In Italia, come scrivono in un report che inviano alla redazione dell’agenzia Dire, “finora ci sono 839 membri della chiesa che hanno presentato richiesta di diritto di asilo. Le persone che lo hanno ottenuto meno di 120, 317 sono state respinte e 402 sono ancora in attesa”. Marco ha chiesto diritto di asilo “nell’ottobre del 2015”. Gli è stato contestato “il possesso di un regolare passaporto”. Ora ha fatto ricorso alla Cassazione e “il procedimento di valutazione non è finito”.

Anche Vivien nel 2015 ha chiesto protezione internazionale. Anche per lei arriva il no e anche lei fa ricorso: “Nel mio caso- ha detto Vivien- ho presentato una certificazione della mia Chiesa come membro attivo a Milano e nonostante io faccia parte del consiglio dell’associazione che si è costituita in Italia, loro non hanno creduto che io sia un membro della Chiesa”.

Essere rimpatriati significa “essere perseguitati. Non solo per la nostra fede, ma per tutte le religioni: buddisti, taoisti, le minoranze islamiche”, spiega Marco. “Sono stati arrestati- aggiunge- ben 3 milioni di appartenenti della Chiesa islamica. Chi ha fatto ritorno è stato incarcerato, è morto o è sparito”, risponde sullo scenario del rimpatrio. “Nuova Zelanda e Canada sono i Paesi che hanno maggiormente a cuore la questione dei diritti e sono molto rispettosi delle nostre problematiche con un 88% di riconoscimenti come rifugiati in Canada e 100% in Nuova Zelanda”.

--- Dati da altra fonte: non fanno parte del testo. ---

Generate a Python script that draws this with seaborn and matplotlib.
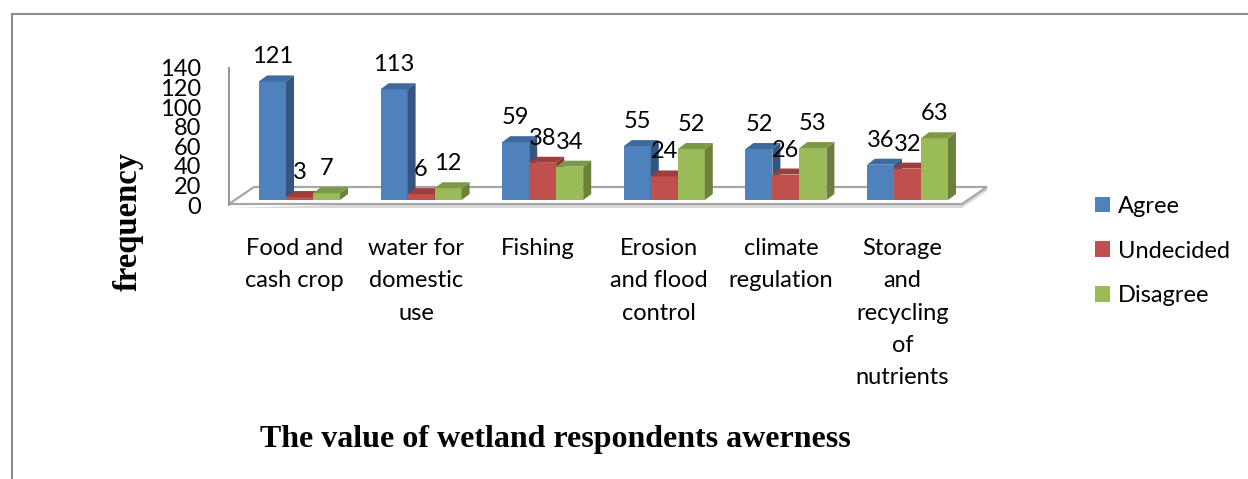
import matplotlib
matplotlib.use("Agg")
import matplotlib.pyplot as plt
import numpy as np
import pandas as pd
import seaborn as sns
from matplotlib.patches import Polygon
from matplotlib.lines import Line2D
from matplotlib.transforms import ScaledTranslation

# ---- data -------------------------------------------------------------
categories = [
    "Food and\ncash crop",
    "water for\ndomestic\nuse",
    "Fishing",
    "Erosion\nand flood\ncontrol",
    "climate\nregulation",
    "Storage\nand\nrecycling\nof\nnutrients",
]
responses = ["Agree", "Undecided", "Disagree"]
agree = [121, 113, 59, 55, 52, 36]
undecided = [3, 6, 38, 24, 26, 32]
disagree = [7, 12, 34, 52, 53, 63]
y_ticks = [0, 20, 40, 60, 80, 100, 120, 140]

title = "The value of wetland respondents awerness"
y_title = "frequency"

df = pd.DataFrame({
    "category": categories * 3,
    "response": np.repeat(responses, len(categories)),
    "count": agree + undecided + disagree,
})

# ---- colours: front / top / side faces of the 3-D columns -------------
front_c = {"Agree": "#4F81BD", "Undecided": "#C0504D", "Disagree": "#9BBB59"}
top_c = {"Agree": "#3F6A9E", "Undecided": "#9C3E3B", "Disagree": "#7D9846"}
side_c = {"Agree": "#34557F", "Undecided": "#843432", "Disagree": "#6A813B"}
grid_grey = "#8C8C8C"
TXT = 17  # body text size (pt)

sns.set_style("white")
plt.rcParams["font.family"] = ["Lato", "DejaVu Sans"]
plt.rcParams["text.color"] = "black"

W, H, DPI = 1248, 479, 100
fig = plt.figure(figsize=(W / DPI, H / DPI), dpi=DPI)


def fx(px):
    return px / W


def fy(py):
    return 1 - py / H


# pixel layout of the plotting region
PPU = 0.98           # pixels per count unit
GROUP_PX = 121.6     # pixels between category groups
FIRST_PX = 299.5     # centre of the first group
AX_L, AX_R, BASE = 229, 962, 200

ax = fig.add_axes([fx(AX_L), fy(BASE), (AX_R - AX_L) / W, 140 * PPU / H])
ax.patch.set_visible(False)
sns.barplot(
    data=df, x="category", y="count", hue="response",
    order=categories, hue_order=responses, palette=front_c,
    width=81 / GROUP_PX, saturation=1, linewidth=0, errorbar=None,
    ax=ax, legend=True,
)
ax.set_xlim((AX_L - FIRST_PX) / GROUP_PX, (AX_R - FIRST_PX) / GROUP_PX)
ax.set_ylim(0, 140)
for s in ax.spines.values():
    s.set_visible(False)
ax.set_xlabel("")
ax.set_ylabel("")
ax.set_yticks([])

# depth of each column, in data units
DX = 8 / GROUP_PX
DY = 6 / PPU

# floor slab
xl, xr = ax.get_xlim()
fdx = 25 / GROUP_PX
front_y, back_y = -4 / PPU, 13 / PPU
ax.add_patch(Polygon([(xl, front_y - 4 / PPU), (xr, front_y - 4 / PPU),
                      (xr + fdx, back_y - 4 / PPU), (xr + fdx, back_y)],
                     closed=True, fc="#D9D9D9", ec="none", zorder=0.5, clip_on=False))
ax.add_patch(Polygon([(xl, front_y), (xr, front_y), (xr + fdx, back_y), (xl + fdx, back_y)],
                     closed=True, fc="white", ec="#A6A6A6", lw=1.6, zorder=1,
                     clip_on=False, joinstyle="miter"))

for k, (cont, resp) in enumerate(zip(ax.containers, responses)):
    for bar in cont:
        x0, w, h = bar.get_x(), bar.get_width(), bar.get_height()
        x1 = x0 + w
        bar.set_zorder(3 + k)
        bar.set_clip_on(False)
        ax.add_patch(Polygon([(x1, 0), (x1, h), (x1 + DX, h + DY), (x1 + DX, DY)],
                             closed=True, fc=side_c[resp], ec="none",
                             zorder=3 + k, clip_on=False))
        ax.add_patch(Polygon([(x0, h), (x1, h), (x1 + DX, h + DY), (x0 + DX, h + DY)],
                             closed=True, fc=top_c[resp], ec="none",
                             zorder=3 + k, clip_on=False))
        ax.annotate(f"{h:g}", xy=(x0 + w / 2, h), xytext=(0, 18 * 72 / DPI),
                    textcoords="offset points", ha="center", va="baseline",
                    fontsize=TXT, color="black", zorder=10, annotation_clip=False)

# category labels
ax.set_xticks(range(len(categories)))
ax.set_xticklabels(categories, linespacing=1.66)
ax.tick_params(axis="x", length=0, pad=27.5, labelsize=TXT, colors="black")
shift = ScaledTranslation(-5 / DPI, 0, fig.dpi_scale_trans)
for lbl in ax.get_xticklabels():
    lbl.set_transform(lbl.get_transform() + shift)

# value axis on the front-left corner of the floor
ax_y = fig.add_axes([fx(AX_L), fy(205), 1 / W, 137 / H])
ax_y.patch.set_visible(False)
ax_y.set_ylim(0, 140)
ax_y.set_yticks(y_ticks)
ax_y.set_xticks([])
for name, s in ax_y.spines.items():
    s.set_visible(name == "left")
ax_y.spines["left"].set_color(grid_grey)
ax_y.spines["left"].set_linewidth(1.3)
ax_y.tick_params(axis="y", length=5, width=1.3, color=grid_grey, pad=15,
                 labelsize=TXT, labelcolor="black")

# legend
leg = ax.get_legend()
handles = leg.legend_handles
labels = [t.get_text() for t in leg.get_texts()]
leg.remove()
fig.legend(handles, labels, loc="center left",
           bbox_to_anchor=(fx(1095), fy(251)), bbox_transform=fig.transFigure,
           frameon=False, borderpad=0, borderaxespad=0, handlelength=0.65,
           handleheight=0.65, handletextpad=0.32, labelspacing=1.0, fontsize=TXT,
           labelcolor="black")

# titles
serif = ["Liberation Serif", "DejaVu Serif"]
fig.text(fx(555), fy(447), title, ha="center", va="baseline", color="black",
         fontsize=23, fontweight="bold", family=serif)
fig.text(fx(128), fy(221), y_title, ha="center", va="center", rotation=90,
         color="black", fontsize=23.5, fontweight="bold", family=serif)

# outer chart frame (left and top edges)
fig.add_artist(Line2D([fx(11.5), fx(11.5)], [fy(13.5), 0], color=grid_grey, lw=1.5))
fig.add_artist(Line2D([fx(11.5), 1], [fy(13.5), fy(13.5)], color=grid_grey, lw=1.5))

fig.savefig("out.png", dpi=DPI)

Sulle persecuzioni della Chiesa di Dio onnipotente in Cina più volte in Italia è intervenuto il Centro Lirec (Centro studi e ricerche sulla libertà di religione, credo e coscienza) diretto da Raffaella di Marzio che, in diversi interventi, di cui uno andato in onda sull’emittente Eastern Light, ha puntualizzato: “Il possesso di un passaporto non significa non essere perseguitati. Possedere un passaporto è una questione amministrativa e vuol dire semplicemente che il singolo non è schedato. E’ la sua Chiesa – come accade con la Chiesa di Dio Onnipotente in Cina – che è considerata ufficialmente una setta criminale dal Partito comunista cinese e quindi per quel cittadino e per la sua libertà di credo tornare in Cina vuol dire correre un grandissimo pericolo. In Europa si sa cosa succede in Cina- ha spiegato in quella e in altre occasioni la direttrice del Lirec- ma i governanti sono cauti e hanno difficoltà a fare dichiarazioni pubbliche contro il Governo cinese e ad accogliere questi richiedenti protezione internazionale,anche per i capitali che la Cina ha riversato in Occidente”.